Suicide, in some form or other, exists in every society, even among animals.
There are a lot of animals that, when caught wild, will stop eating until they are released or die. The equivalence of liberty and life goes much deeper than any speech by a politician or philosopher. The natural state of life is to correlate with liberty and conversely loss of liberty naturally correlates with death. Many species, including humans, must be specifically socialized to tolerate, or even enjoy, reduced liberty. Note that liberty is very similar to temenos.
People in technological societies tend to add things on to suicide that are not naturally a part of it, and leave out other things that are. So a more clear definition is helpful.
A very basic definition of suicide is simply "The choice to move toward death".

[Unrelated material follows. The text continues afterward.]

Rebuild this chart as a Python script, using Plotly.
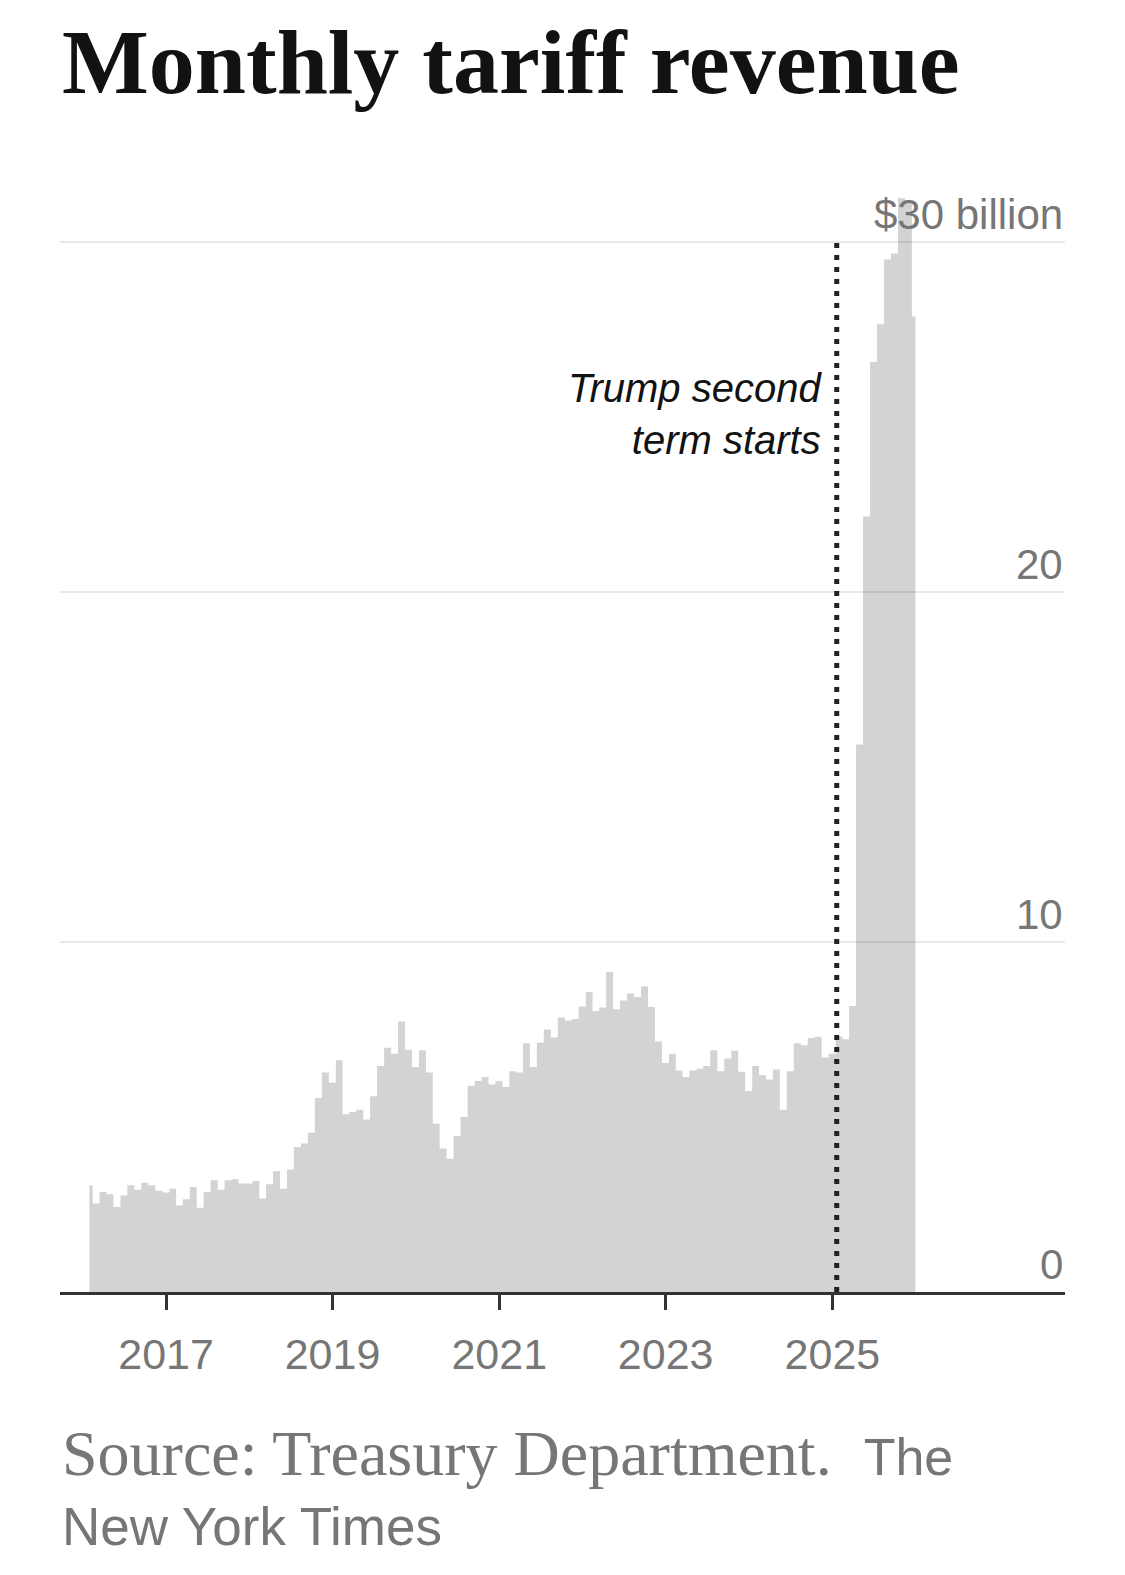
import pandas as pd
import plotly.graph_objects as go

# ---- data: monthly customs (tariff) revenue, $ billions ----
rev_2016 = [3.05, 2.53, 2.86, 2.79, 2.43, 2.76, 3.05, 2.92, 3.12, 3.05, 2.89, 2.84]
rev_2017 = [2.95, 2.48, 2.65, 3.00, 2.41, 2.86, 3.19, 2.92, 3.19, 3.22, 3.10, 3.10]
rev_2018 = [3.17, 2.67, 3.08, 3.45, 2.95, 3.50, 4.14, 4.24, 4.55, 5.54, 6.27, 5.98]
rev_2019 = [6.62, 5.08, 5.14, 5.21, 4.93, 5.59, 6.46, 6.98, 6.81, 7.73, 6.92, 6.43]
rev_2020 = [6.91, 6.27, 4.81, 4.10, 3.81, 4.46, 5.00, 5.89, 6.03, 6.14, 5.93, 6.03]
rev_2021 = [5.86, 6.31, 6.27, 7.11, 6.43, 7.12, 7.50, 7.27, 7.84, 7.76, 7.80, 8.16]
rev_2022 = [8.57, 8.03, 8.13, 9.14, 8.08, 8.33, 8.53, 8.43, 8.73, 8.14, 7.16, 6.54]
rev_2023 = [6.81, 6.33, 6.14, 6.33, 6.38, 6.46, 6.91, 6.31, 6.67, 6.89, 6.29, 5.74]
rev_2024 = [6.46, 6.19, 6.07, 6.36, 5.21, 6.31, 7.11, 7.05, 7.26, 7.29, 6.70, 6.81]
rev_2025 = [7.30, 7.22, 8.17, 15.64, 22.16, 26.57, 27.65, 29.50, 29.67, 31.25, 31.20, 27.87]

first_month = "2016-01-01"
revenue = (rev_2016 + rev_2017 + rev_2018 + rev_2019 + rev_2020 +
           rev_2021 + rev_2022 + rev_2023 + rev_2024 + rev_2025)
# each monthly total is dated at the end of its month
months = pd.date_range(first_month, periods=len(revenue), freq="MS") + pd.offsets.MonthEnd(0)

x_tick_years = [2017, 2019, 2021, 2023, 2025]
y_tick_vals = [0, 10, 20, 30]
y_tick_text = ["0", "10", "20", "$30 billion"]

term_start = "2025-01-20"
term_label = "Trump second<br>term starts"

title_text = "Monthly tariff revenue"
source_text = "Source: Treasury Department."
credit_1 = "The"
credit_2 = "New York Times"

x_range = ["2015-09-24", "2027-10-18"]
y_range = [0, 33]

GRAY_TEXT = "#767676"
INK = "#121212"
SANS = "Liberation Sans, Arial, sans-serif"
SERIF = "Liberation Serif, Times New Roman, serif"

fig = go.Figure()
fig.add_trace(go.Scatter(
    x=months, y=revenue,
    mode="lines", line=dict(shape="hvh", width=0, color="#d3d3d3"),
    fill="tozeroy", fillcolor="#d3d3d3",
    hoverinfo="skip", showlegend=False,
))

# gridlines drawn over the area (semi-transparent)
for v in y_tick_vals[1:]:
    fig.add_shape(type="line", xref="paper", yref="y", x0=0, x1=1, y0=v, y1=v,
                  line=dict(color="rgba(0,0,0,0.09)", width=2), layer="above")

# y labels (right side, above gridlines)
for v, t in zip(y_tick_vals, y_tick_text):
    fig.add_annotation(xref="paper", yref="y", x=1, y=v, text=t, showarrow=False,
                       xanchor="right", yanchor="middle", xshift=0, yshift=28,
                       font=dict(family=SANS, size=42, color=GRAY_TEXT))

# term start dotted line
fig.add_shape(type="line", xref="x", yref="y", x0=term_start, x1=term_start,
              y0=0, y1=max(y_tick_vals),
              line=dict(color="#222222", width=5, dash="5px,7px"), layer="above")
fig.add_annotation(xref="x", yref="y", x=term_start, y=25.1, text=term_label,
                   showarrow=False, xanchor="right", yanchor="middle", align="right",
                   xshift=-13,
                   font=dict(family=SANS, size=40, color=INK, style="italic"))

# title
fig.add_annotation(xref="paper", yref="paper", x=0, y=1.0650, text=title_text,
                   showarrow=False, xanchor="left", yanchor="middle", xshift=0,
                   font=dict(family=SERIF, size=92, color=INK, weight=700))

# source / credit
fig.add_annotation(xref="paper", yref="paper", x=0, y=-0.1394,
                   text=source_text + "  <span style='font-family:Liberation Sans, Arial, sans-serif;font-size:52px'>"
                   + credit_1 + "</span>",
                   showarrow=False, xanchor="left", yanchor="middle", xshift=0,
                   font=dict(family=SERIF, size=64, color=GRAY_TEXT))
fig.add_annotation(xref="paper", yref="paper", x=0, y=-0.2026, text=credit_2,
                   showarrow=False, xanchor="left", yanchor="middle", xshift=0,
                   font=dict(family=SANS, size=53, color=GRAY_TEXT))

# the page body adds an 8px offset; margins compensate so the plot lands at 60..1065 x, 137..1292 y
fig.update_layout(
    width=1125, height=1575,
    margin=dict(l=52, r=68, t=129, b=291, pad=0),
    paper_bgcolor="white", plot_bgcolor="white",
    showlegend=False,
    xaxis=dict(
        type="date", range=x_range,
        tickvals=[f"{y}-01-01" for y in x_tick_years],
        ticktext=[str(y) for y in x_tick_years],
        ticks="outside", ticklen=15, tickwidth=2.5, tickcolor="#333333",
        ticklabelstandoff=7,
        tickfont=dict(family=SANS, size=43, color=GRAY_TEXT),
        showline=True, linecolor="#333333", linewidth=3,
        showgrid=False, zeroline=False, fixedrange=True,
    ),
    yaxis=dict(
        range=y_range, showgrid=False, zeroline=False, showticklabels=False,
        showline=False, ticks="", fixedrange=True,
    ),
)

fig.write_html("out.html")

In a consumer culture, the focus is always on maintaining one's relationships with the fruits of productivity. The purpose of the body becomes "to enjoy products" rather than to serve some higher (i.e., spiritual) function.

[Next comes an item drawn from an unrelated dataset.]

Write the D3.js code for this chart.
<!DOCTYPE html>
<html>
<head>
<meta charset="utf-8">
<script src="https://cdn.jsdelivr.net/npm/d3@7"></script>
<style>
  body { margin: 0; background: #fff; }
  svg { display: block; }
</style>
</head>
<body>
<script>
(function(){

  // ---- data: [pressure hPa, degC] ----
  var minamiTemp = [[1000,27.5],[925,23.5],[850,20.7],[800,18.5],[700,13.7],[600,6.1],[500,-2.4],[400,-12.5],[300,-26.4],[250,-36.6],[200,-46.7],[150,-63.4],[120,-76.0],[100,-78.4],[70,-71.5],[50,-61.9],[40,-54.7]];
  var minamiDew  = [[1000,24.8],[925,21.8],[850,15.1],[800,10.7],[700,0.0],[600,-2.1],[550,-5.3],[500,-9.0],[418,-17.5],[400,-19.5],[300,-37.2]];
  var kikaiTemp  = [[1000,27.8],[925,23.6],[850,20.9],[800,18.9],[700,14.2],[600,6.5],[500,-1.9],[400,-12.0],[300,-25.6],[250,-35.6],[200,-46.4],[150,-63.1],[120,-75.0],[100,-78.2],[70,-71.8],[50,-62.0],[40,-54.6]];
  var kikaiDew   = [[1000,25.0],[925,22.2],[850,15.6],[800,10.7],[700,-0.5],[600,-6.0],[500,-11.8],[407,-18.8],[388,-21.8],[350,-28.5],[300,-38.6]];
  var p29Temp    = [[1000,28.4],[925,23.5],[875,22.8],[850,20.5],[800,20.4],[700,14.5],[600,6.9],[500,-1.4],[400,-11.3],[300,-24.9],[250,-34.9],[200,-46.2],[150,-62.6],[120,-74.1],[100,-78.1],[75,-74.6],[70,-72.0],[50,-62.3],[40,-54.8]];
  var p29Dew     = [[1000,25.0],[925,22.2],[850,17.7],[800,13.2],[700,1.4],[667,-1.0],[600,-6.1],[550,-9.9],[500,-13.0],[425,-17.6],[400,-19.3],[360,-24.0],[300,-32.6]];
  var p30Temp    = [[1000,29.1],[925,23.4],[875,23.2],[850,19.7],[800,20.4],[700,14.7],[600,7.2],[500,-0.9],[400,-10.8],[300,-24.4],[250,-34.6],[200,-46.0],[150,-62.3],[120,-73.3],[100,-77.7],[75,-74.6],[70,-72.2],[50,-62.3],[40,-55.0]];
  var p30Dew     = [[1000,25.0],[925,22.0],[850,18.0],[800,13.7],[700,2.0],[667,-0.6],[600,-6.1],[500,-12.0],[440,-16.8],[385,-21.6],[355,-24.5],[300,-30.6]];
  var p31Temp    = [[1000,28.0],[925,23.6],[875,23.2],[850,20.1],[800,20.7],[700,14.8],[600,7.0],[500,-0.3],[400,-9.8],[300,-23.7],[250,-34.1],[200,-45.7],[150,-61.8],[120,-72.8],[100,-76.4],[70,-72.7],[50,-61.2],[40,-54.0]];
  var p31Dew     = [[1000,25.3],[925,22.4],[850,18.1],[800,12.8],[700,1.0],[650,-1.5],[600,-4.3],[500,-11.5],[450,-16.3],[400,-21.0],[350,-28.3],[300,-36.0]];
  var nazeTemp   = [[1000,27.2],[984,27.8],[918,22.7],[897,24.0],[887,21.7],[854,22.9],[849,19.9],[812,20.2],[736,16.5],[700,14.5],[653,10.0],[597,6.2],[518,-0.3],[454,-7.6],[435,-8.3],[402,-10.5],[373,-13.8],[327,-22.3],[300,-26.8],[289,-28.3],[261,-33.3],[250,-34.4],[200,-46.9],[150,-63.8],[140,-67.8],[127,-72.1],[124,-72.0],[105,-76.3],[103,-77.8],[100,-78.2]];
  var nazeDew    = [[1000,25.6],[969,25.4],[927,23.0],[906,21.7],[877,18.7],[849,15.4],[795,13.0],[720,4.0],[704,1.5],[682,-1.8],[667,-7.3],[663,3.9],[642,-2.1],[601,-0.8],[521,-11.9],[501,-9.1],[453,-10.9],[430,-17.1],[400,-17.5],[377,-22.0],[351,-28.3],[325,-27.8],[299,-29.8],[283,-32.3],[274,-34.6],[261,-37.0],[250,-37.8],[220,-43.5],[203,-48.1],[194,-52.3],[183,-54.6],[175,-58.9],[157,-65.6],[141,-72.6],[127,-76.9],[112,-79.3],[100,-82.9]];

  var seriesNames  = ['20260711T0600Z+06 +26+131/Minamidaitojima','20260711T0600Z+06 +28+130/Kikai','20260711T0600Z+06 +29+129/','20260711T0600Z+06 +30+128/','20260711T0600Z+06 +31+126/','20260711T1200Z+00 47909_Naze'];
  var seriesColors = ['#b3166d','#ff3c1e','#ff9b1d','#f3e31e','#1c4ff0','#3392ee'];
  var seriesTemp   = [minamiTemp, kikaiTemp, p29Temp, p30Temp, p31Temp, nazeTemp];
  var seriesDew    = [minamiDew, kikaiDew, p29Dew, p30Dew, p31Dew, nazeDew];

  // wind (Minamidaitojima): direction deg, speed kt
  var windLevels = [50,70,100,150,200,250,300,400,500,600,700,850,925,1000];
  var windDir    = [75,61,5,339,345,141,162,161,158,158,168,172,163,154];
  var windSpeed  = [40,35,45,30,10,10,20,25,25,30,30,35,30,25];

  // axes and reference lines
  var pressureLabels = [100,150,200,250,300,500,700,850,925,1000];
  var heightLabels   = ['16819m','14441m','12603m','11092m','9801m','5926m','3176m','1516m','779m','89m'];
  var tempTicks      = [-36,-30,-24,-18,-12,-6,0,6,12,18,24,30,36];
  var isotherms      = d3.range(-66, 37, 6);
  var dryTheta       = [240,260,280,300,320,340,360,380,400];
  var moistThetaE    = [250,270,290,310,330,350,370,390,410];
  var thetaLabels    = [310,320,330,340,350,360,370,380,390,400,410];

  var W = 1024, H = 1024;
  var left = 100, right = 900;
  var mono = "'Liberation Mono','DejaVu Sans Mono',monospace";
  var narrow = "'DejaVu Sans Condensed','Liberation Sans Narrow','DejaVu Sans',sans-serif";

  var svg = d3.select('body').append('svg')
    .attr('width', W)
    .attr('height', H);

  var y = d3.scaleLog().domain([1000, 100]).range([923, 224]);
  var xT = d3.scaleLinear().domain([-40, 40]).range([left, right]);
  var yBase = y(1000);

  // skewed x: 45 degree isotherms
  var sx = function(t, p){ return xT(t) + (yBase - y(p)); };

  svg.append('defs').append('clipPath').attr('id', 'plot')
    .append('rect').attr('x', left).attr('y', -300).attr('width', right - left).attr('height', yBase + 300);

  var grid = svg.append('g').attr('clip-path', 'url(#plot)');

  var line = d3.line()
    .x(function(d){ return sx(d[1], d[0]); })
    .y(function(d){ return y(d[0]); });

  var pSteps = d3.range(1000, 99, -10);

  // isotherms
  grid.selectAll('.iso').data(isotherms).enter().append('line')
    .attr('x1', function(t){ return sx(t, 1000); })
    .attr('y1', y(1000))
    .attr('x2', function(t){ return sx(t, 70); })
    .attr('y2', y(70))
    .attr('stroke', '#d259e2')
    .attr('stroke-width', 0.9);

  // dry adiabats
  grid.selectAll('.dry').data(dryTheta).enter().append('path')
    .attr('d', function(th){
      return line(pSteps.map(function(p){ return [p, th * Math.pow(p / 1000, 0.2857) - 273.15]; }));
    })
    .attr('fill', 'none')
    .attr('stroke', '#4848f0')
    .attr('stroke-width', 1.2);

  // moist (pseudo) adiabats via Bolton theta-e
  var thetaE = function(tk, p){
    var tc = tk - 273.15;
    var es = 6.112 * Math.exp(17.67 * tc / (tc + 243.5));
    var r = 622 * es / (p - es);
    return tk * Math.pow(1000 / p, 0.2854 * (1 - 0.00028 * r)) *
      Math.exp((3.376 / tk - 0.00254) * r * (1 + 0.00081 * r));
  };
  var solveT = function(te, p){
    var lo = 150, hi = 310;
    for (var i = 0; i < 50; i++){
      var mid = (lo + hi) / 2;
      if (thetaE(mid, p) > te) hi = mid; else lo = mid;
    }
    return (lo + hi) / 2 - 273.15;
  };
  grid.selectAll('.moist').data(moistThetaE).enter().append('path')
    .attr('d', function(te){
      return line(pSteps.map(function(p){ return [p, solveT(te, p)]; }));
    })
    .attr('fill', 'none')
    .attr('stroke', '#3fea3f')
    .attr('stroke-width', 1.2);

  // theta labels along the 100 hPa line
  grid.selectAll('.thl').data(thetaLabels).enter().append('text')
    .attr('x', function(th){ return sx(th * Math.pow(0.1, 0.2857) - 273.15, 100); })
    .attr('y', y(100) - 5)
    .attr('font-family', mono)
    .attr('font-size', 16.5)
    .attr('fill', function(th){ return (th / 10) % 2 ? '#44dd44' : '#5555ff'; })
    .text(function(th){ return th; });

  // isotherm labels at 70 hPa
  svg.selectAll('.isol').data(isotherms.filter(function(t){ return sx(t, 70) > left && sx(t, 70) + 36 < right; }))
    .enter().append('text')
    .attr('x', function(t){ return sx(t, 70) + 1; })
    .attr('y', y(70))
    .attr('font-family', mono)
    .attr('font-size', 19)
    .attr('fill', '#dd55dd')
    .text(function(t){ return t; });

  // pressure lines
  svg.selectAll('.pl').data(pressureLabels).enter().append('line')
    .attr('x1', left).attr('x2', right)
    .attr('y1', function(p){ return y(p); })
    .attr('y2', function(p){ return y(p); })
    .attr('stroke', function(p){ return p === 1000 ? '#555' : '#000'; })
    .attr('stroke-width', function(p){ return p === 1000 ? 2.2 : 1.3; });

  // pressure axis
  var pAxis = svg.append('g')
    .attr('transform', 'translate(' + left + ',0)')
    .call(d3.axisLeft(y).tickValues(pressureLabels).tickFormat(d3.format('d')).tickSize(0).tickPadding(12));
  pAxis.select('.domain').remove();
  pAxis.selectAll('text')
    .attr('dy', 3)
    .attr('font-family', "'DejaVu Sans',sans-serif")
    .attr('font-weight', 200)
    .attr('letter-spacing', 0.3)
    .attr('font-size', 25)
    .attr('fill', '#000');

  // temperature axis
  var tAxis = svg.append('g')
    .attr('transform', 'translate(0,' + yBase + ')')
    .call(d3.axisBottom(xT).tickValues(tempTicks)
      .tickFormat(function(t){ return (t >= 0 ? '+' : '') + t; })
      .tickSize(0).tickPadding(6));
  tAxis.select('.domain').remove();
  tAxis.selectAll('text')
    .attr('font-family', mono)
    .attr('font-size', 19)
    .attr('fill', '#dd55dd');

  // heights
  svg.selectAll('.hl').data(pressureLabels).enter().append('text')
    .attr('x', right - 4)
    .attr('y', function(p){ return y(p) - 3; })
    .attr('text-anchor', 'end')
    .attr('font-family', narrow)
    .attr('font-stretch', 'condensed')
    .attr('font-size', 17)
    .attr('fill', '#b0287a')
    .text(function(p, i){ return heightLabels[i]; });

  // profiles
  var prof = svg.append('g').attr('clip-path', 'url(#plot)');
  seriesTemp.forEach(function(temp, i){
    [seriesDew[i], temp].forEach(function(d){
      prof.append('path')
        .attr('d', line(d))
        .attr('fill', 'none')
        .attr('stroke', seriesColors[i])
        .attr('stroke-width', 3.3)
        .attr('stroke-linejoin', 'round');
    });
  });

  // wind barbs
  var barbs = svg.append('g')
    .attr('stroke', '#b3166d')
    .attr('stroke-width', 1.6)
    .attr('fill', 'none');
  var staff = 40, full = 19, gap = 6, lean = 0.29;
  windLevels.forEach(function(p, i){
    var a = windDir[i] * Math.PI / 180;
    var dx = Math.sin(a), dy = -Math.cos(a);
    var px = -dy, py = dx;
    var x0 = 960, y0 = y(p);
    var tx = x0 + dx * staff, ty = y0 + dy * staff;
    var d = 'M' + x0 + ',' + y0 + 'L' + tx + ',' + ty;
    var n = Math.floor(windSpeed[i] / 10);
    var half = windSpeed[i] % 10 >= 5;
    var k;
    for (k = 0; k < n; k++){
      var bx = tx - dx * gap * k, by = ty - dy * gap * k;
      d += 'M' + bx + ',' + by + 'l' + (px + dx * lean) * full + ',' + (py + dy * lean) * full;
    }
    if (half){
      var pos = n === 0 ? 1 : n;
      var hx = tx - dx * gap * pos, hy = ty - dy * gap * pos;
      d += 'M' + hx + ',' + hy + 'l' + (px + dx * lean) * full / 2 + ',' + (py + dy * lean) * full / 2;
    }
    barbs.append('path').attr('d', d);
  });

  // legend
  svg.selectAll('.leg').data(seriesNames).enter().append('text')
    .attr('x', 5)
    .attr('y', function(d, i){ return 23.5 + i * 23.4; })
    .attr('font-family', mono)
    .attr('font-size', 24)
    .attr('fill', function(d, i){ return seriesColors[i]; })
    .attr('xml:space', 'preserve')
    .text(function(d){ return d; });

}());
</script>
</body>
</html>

Ignoring higher functions does not diminish those functions, rather it diminishes the one that ignores them. A person who gives up their nature for some unnatural societal benefit will live a long drawn out suicide, and that is the norm for many people.
It's important to understand that attraction to death balances attraction to life.
The notion that "Life is good, and death is bad" is unbalanced and short sighted. A healthier ideal is "Life has its time and death as well".
As a general rule, a person can say it is natural and healthy for nature to be the arbiter of life and death. If you have a deadly cancer, nature has put you toward death. If someone approaches with a cure, nature has pulled death back a bit. etc.
The conscious choice to end one's life is usually viewed as a psychological frailty, but it is always the result of a calculation that can be understood.
Freud postulated the theory of Thanatos, or the "death drive" to balance the Libido or "life drive". The deduction can be made easily, everything must be balanced by something, but the description is harder to complete. The two obvious choices would be a) Thanatos as the lack of libido. This would require libido to be balanced in itself. or b) Thanatos as the balancer of libido.
From similar riddles, a person can say that the choice (a or b) is a matter of perceptions. Some people will understand the solution (properly) as "a", others as "b".
The first choice, Thanatos as the lack of libido, rules out the choice of death. It portrays what would be called by anyone "suicide as a natural death".
So in looking at suicide from a psychological perspective it is probably most useful to see the death drive as something balancing libido, something in a process or relationship with libido.